Given that a triangle has edges of ratio 2 : 3 : 4, the task is to determine the three angles, say in degrees. I started by drawing 4 cm segment on the paper, then drew perpendicular segments of lengths 2 and 3 cm going up from the endpoints of the original segment. With a compass I drew arcs from the endpoints of the perpendicular segments, and their intersection allowed me to determine a triangle s.t. its edges meet the 2 : 3 : 4 (cm) ratio requirement. Visually:
As happy as I am for being able to construct the triangle, I don't quite know how to proceed. I feel that the 2-4 angle (sorry I forgot to label) is 45°, the 3-4 one 30°, leaving 105° for the 2-3 angle.
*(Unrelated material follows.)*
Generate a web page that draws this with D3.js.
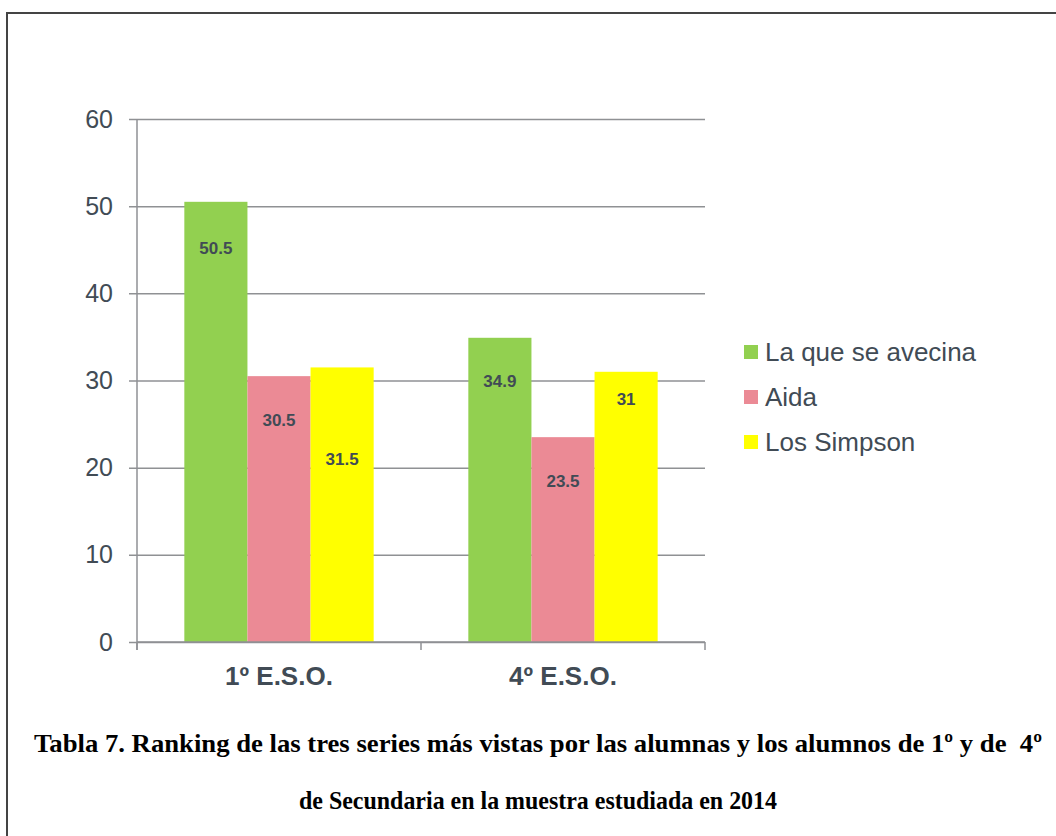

But I need some guidance as to how to approach actually proving those (or if those guesses are wrong, how to determine the actual angles). Thanks in advance for any hints/suggestions.
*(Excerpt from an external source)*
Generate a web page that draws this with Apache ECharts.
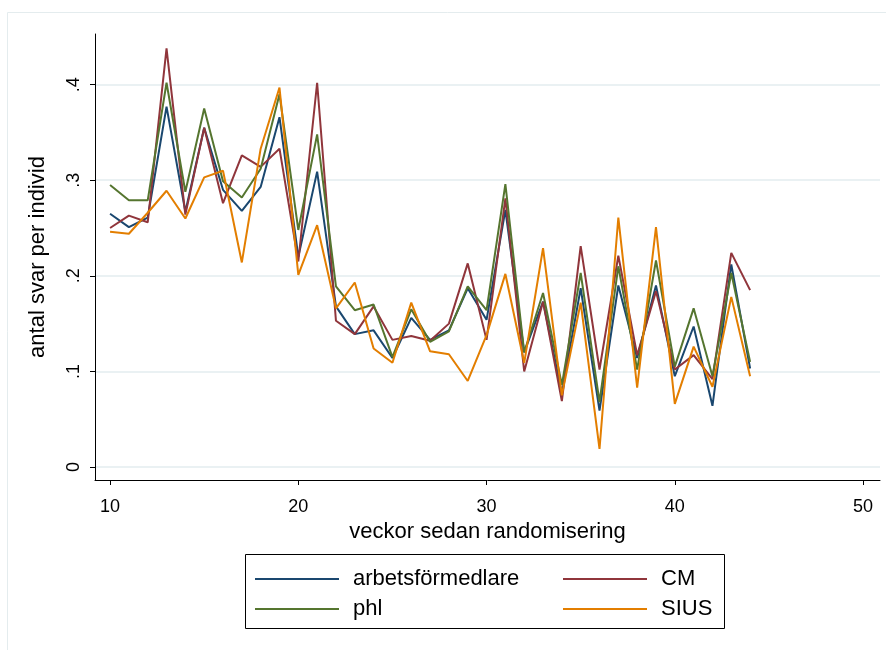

Let your triangle be $ABC$, with $A$ at the bottom left, $B$ at the bottom right, and $C$ on top.
Drop a perpendicular from $C$ to $AB$, meeting $AB$ at $P$.
Let $AP=x$. Then $BP=4-x$. Let $CP=h$.
By the Pythagorean Theorem on the two smaller triangles, we have $$x^2+h^2=4 \quad\text{and}\quad (4-x)^2+h^2=9.$$ Expand and subtract. We get $16-8x=5$ and therefore $x=\frac{11}{8}$.
It follows that the cosine of the angle at $A$ is equal to $\frac{11/8}{2}$, that is, $\frac{11}{16}$. Thus (calculator) the angle at $A$ is about $46.57^\circ$.